» THE EXERCISE
Retype the data exactly, from its first line to the line containing "import plotly.graph_objects as go", including both, and skip any picture.

══════════

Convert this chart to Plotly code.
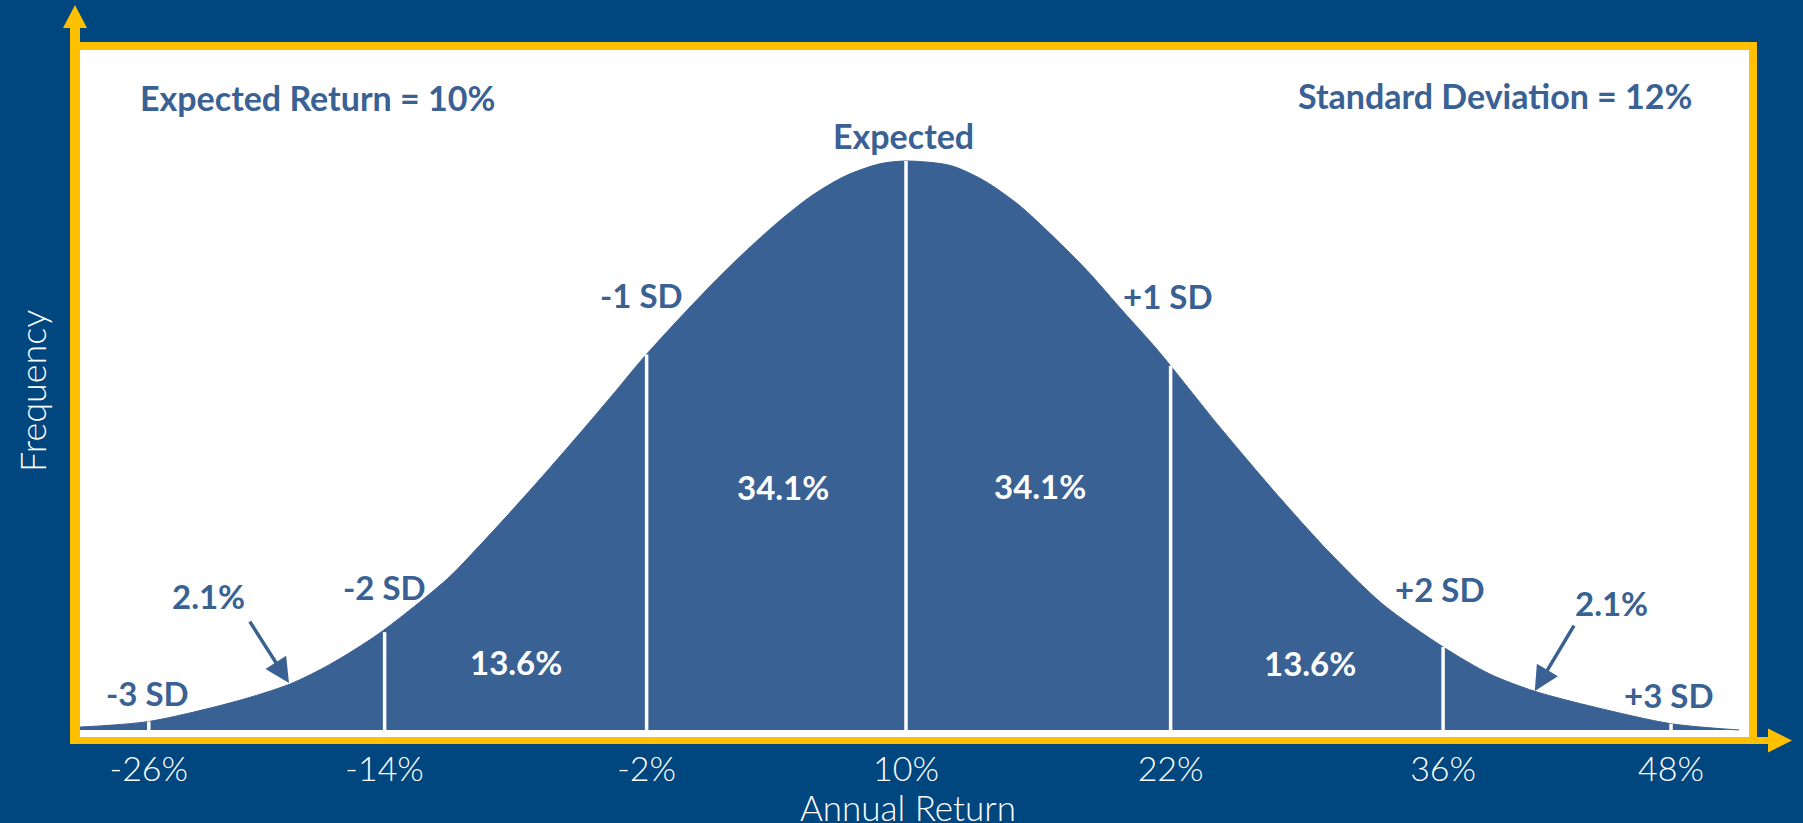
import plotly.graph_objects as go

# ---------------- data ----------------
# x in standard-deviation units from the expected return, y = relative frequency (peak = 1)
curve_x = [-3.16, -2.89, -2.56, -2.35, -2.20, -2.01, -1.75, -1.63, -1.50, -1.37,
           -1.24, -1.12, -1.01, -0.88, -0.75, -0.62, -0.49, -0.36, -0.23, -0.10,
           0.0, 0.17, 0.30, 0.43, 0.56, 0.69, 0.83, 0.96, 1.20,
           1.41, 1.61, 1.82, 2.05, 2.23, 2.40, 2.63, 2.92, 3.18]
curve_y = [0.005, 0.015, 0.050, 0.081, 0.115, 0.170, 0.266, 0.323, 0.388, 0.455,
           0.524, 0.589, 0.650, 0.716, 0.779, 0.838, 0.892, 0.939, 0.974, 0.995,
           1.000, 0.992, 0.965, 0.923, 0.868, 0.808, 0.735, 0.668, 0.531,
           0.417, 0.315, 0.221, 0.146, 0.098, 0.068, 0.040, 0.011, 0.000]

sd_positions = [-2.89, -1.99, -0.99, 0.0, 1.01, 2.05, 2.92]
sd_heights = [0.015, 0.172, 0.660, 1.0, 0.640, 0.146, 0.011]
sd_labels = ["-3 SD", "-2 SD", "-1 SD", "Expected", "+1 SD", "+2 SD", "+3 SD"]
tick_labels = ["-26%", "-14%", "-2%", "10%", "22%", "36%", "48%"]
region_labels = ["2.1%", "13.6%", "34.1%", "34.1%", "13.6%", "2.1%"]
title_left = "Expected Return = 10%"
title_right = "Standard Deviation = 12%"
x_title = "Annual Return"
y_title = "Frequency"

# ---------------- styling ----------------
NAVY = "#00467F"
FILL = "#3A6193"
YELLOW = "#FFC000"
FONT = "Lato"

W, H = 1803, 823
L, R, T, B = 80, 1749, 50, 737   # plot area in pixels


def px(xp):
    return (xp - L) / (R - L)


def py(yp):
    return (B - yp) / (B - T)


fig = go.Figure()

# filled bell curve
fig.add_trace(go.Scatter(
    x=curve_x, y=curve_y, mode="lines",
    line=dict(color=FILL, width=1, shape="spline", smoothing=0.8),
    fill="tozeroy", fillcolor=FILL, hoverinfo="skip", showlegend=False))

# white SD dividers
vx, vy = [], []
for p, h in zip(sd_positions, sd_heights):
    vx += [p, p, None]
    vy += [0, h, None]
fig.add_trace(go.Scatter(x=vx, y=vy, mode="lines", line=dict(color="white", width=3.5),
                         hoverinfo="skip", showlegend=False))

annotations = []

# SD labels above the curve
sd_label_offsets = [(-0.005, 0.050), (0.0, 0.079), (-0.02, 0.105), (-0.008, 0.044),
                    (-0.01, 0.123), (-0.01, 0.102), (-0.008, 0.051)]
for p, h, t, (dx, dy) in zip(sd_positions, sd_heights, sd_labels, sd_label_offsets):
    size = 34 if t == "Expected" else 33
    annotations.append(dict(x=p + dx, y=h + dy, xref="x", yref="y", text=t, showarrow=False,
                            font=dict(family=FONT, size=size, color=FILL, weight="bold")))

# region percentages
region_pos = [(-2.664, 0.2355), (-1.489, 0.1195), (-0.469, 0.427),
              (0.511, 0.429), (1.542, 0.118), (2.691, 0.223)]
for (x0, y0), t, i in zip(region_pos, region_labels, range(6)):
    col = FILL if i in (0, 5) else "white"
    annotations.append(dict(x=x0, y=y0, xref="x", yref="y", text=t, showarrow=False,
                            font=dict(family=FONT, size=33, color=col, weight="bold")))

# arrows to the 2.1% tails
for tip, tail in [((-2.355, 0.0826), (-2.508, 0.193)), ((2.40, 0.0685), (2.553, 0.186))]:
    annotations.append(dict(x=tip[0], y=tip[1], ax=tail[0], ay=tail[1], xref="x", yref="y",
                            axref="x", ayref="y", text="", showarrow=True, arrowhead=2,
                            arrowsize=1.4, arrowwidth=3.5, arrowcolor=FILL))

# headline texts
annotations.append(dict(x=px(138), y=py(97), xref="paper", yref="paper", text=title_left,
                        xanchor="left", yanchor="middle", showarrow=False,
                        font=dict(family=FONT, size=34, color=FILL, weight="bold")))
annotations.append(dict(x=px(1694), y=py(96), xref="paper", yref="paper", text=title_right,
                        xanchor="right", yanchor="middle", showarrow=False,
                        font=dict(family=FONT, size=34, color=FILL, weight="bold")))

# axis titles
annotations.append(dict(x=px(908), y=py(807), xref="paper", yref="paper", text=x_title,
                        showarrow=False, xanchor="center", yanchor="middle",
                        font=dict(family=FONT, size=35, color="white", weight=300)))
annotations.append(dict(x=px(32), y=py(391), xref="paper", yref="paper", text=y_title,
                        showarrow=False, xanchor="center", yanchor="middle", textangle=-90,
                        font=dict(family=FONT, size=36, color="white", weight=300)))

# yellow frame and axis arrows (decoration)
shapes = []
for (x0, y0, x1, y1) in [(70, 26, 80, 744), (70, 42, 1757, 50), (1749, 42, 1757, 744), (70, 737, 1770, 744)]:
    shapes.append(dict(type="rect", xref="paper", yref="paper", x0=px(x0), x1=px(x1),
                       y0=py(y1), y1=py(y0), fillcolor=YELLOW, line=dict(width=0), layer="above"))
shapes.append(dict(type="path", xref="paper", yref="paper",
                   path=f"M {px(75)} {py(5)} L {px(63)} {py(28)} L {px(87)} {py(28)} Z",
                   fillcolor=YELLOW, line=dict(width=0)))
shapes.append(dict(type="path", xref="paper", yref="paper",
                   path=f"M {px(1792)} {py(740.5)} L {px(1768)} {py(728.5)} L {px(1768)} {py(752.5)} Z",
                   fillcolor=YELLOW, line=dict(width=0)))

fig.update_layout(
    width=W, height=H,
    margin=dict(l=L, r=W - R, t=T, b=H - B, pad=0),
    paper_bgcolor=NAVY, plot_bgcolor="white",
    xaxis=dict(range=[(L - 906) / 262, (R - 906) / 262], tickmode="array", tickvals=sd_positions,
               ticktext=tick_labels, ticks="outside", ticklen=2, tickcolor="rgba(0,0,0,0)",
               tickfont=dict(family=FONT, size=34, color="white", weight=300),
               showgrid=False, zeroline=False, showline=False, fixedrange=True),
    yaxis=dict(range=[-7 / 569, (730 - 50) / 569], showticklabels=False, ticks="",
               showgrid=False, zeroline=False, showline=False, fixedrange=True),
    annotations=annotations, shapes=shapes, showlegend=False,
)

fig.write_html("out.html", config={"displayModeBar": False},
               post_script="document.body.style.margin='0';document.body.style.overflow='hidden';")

══════════

» OUTPUT
Convert this chart to Plotly code.
import plotly.graph_objects as go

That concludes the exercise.